**WHAT YOU SHOULD DO:** Reproduce every line of the material below, but drop the pictures.
•••••
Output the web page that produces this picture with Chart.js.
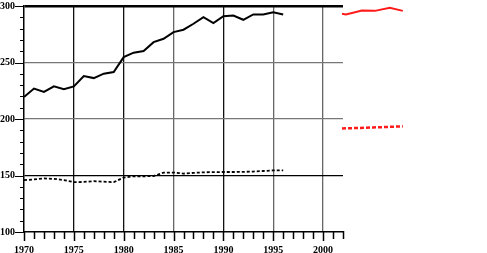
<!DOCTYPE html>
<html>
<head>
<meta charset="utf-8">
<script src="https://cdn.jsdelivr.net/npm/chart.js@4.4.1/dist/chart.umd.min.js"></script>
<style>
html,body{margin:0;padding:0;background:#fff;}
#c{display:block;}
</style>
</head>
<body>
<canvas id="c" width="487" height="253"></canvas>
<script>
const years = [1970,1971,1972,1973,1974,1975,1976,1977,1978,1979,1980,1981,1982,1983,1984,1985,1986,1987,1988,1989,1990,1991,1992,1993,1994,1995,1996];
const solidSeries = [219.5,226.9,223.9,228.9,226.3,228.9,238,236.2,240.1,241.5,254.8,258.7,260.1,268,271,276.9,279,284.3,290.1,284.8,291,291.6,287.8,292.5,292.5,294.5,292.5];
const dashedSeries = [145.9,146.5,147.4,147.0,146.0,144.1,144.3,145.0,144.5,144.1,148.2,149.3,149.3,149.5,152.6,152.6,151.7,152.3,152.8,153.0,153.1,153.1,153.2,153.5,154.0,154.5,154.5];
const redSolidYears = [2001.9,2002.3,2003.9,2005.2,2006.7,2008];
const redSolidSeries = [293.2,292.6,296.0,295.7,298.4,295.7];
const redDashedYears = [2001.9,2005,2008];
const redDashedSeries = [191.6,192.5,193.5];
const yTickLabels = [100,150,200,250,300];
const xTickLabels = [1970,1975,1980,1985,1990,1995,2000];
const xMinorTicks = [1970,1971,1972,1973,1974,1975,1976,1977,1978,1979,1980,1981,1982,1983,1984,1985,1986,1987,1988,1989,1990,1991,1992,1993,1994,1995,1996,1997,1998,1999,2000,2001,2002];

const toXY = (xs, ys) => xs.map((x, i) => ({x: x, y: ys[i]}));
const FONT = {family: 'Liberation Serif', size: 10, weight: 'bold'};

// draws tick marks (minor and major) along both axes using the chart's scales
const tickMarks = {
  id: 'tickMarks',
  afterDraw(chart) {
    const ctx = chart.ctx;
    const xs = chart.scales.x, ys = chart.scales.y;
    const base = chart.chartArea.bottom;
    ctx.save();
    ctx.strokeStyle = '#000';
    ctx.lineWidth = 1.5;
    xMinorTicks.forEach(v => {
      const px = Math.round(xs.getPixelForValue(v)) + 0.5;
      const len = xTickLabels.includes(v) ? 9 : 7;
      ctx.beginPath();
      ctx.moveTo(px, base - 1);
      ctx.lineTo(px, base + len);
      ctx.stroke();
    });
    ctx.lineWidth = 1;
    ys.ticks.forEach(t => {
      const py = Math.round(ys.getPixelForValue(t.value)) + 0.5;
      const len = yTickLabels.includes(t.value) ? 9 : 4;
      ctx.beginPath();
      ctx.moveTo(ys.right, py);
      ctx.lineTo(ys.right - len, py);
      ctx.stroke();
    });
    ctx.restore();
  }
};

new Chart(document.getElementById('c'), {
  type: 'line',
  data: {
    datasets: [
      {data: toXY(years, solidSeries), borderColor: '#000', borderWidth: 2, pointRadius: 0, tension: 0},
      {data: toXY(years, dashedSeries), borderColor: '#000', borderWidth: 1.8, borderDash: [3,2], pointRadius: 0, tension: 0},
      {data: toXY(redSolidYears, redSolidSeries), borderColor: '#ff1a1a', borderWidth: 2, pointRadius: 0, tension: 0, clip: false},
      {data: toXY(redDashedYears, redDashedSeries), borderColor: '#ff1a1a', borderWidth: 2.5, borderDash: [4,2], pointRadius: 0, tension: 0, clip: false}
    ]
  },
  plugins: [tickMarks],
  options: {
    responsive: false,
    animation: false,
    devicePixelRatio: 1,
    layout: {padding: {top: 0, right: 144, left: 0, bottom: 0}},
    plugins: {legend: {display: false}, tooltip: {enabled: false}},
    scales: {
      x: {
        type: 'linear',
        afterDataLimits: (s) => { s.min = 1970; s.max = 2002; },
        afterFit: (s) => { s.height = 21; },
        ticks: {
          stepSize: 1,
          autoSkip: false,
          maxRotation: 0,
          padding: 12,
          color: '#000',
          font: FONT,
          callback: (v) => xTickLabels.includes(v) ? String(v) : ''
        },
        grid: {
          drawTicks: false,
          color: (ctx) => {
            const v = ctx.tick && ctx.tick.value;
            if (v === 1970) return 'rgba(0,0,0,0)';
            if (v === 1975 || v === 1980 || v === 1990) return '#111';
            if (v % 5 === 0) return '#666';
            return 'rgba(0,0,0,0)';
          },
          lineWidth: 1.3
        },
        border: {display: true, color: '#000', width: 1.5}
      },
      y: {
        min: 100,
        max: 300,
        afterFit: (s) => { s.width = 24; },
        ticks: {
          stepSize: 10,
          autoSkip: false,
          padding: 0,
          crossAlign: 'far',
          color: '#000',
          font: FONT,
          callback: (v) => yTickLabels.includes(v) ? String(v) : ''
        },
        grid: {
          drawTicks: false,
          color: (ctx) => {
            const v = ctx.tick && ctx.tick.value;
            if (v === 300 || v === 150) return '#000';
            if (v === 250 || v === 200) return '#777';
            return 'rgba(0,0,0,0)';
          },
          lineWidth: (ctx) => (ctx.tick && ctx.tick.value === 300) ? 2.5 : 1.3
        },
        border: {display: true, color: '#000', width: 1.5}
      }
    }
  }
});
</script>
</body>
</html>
•••••
**SOLUTION FOR THIS TASK:**
Output the web page that produces this picture with Chart.js.
<!DOCTYPE html>
<html>
<head>
<meta charset="utf-8">
<script src="https://cdn.jsdelivr.net/npm/chart.js@4.4.1/dist/chart.umd.min.js"></script>
<style>
html,body{margin:0;padding:0;background:#fff;}
#c{display:block;}
</style>
</head>
<body>
<canvas id="c" width="487" height="253"></canvas>
<script>
const years = [1970,1971,1972,1973,1974,1975,1976,1977,1978,1979,1980,1981,1982,1983,1984,1985,1986,1987,1988,1989,1990,1991,1992,1993,1994,1995,1996];
const solidSeries = [219.5,226.9,223.9,228.9,226.3,228.9,238,236.2,240.1,241.5,254.8,258.7,260.1,268,271,276.9,279,284.3,290.1,284.8,291,291.6,287.8,292.5,292.5,294.5,292.5];
const dashedSeries = [145.9,146.5,147.4,147.0,146.0,144.1,144.3,145.0,144.5,144.1,148.2,149.3,149.3,149.5,152.6,152.6,151.7,152.3,152.8,153.0,153.1,153.1,153.2,153.5,154.0,154.5,154.5];
const redSolidYears = [2001.9,2002.3,2003.9,2005.2,2006.7,2008];
const redSolidSeries = [293.2,292.6,296.0,295.7,298.4,295.7];
const redDashedYears = [2001.9,2005,2008];
const redDashedSeries = [191.6,192.5,193.5];
const yTickLabels = [100,150,200,250,300];
const xTickLabels = [1970,1975,1980,1985,1990,1995,2000];
const xMinorTicks = [1970,1971,1972,1973,1974,1975,1976,1977,1978,1979,1980,1981,1982,1983,1984,1985,1986,1987,1988,1989,1990,1991,1992,1993,1994,1995,1996,1997,1998,1999,2000,2001,2002];

const toXY = (xs, ys) => xs.map((x, i) => ({x: x, y: ys[i]}));
const FONT = {family: 'Liberation Serif', size: 10, weight: 'bold'};

// draws tick marks (minor and major) along both axes using the chart's scales
const tickMarks = {
  id: 'tickMarks',
  afterDraw(chart) {
    const ctx = chart.ctx;
    const xs = chart.scales.x, ys = chart.scales.y;
    const base = chart.chartArea.bottom;
    ctx.save();
    ctx.strokeStyle = '#000';
    ctx.lineWidth = 1.5;
    xMinorTicks.forEach(v => {
      const px = Math.round(xs.getPixelForValue(v)) + 0.5;
      const len = xTickLabels.includes(v) ? 9 : 7;
      ctx.beginPath();
      ctx.moveTo(px, base - 1);
      ctx.lineTo(px, base + len);
      ctx.stroke();
    });
    ctx.lineWidth = 1;
    ys.ticks.forEach(t => {
      const py = Math.round(ys.getPixelForValue(t.value)) + 0.5;
      const len = yTickLabels.includes(t.value) ? 9 : 4;
      ctx.beginPath();
      ctx.moveTo(ys.right, py);
      ctx.lineTo(ys.right - len, py);
      ctx.stroke();
    });
    ctx.restore();
  }
};

new Chart(document.getElementById('c'), {
  type: 'line',
  data: {
    datasets: [
      {data: toXY(years, solidSeries), borderColor: '#000', borderWidth: 2, pointRadius: 0, tension: 0},
      {data: toXY(years, dashedSeries), borderColor: '#000', borderWidth: 1.8, borderDash: [3,2], pointRadius: 0, tension: 0},
      {data: toXY(redSolidYears, redSolidSeries), borderColor: '#ff1a1a', borderWidth: 2, pointRadius: 0, tension: 0, clip: false},
      {data: toXY(redDashedYears, redDashedSeries), borderColor: '#ff1a1a', borderWidth: 2.5, borderDash: [4,2], pointRadius: 0, tension: 0, clip: false}
    ]
  },
  plugins: [tickMarks],
  options: {
    responsive: false,
    animation: false,
    devicePixelRatio: 1,
    layout: {padding: {top: 0, right: 144, left: 0, bottom: 0}},
    plugins: {legend: {display: false}, tooltip: {enabled: false}},
    scales: {
      x: {
        type: 'linear',
        afterDataLimits: (s) => { s.min = 1970; s.max = 2002; },
        afterFit: (s) => { s.height = 21; },
        ticks: {
          stepSize: 1,
          autoSkip: false,
          maxRotation: 0,
          padding: 12,
          color: '#000',
          font: FONT,
          callback: (v) => xTickLabels.includes(v) ? String(v) : ''
        },
        grid: {
          drawTicks: false,
          color: (ctx) => {
            const v = ctx.tick && ctx.tick.value;
            if (v === 1970) return 'rgba(0,0,0,0)';
            if (v === 1975 || v === 1980 || v === 1990) return '#111';
            if (v % 5 === 0) return '#666';
            return 'rgba(0,0,0,0)';
          },
          lineWidth: 1.3
        },
        border: {display: true, color: '#000', width: 1.5}
      },
      y: {
        min: 100,
        max: 300,
        afterFit: (s) => { s.width = 24; },
        ticks: {
          stepSize: 10,
          autoSkip: false,
          padding: 0,
          crossAlign: 'far',
          color: '#000',
          font: FONT,
          callback: (v) => yTickLabels.includes(v) ? String(v) : ''
        },
        grid: {
          drawTicks: false,
          color: (ctx) => {
            const v = ctx.tick && ctx.tick.value;
            if (v === 300 || v === 150) return '#000';
            if (v === 250 || v === 200) return '#777';
            return 'rgba(0,0,0,0)';
          },
          lineWidth: (ctx) => (ctx.tick && ctx.tick.value === 300) ? 2.5 : 1.3
        },
        border: {display: true, color: '#000', width: 1.5}
      }
    }
  }
});
</script>
</body>
</html>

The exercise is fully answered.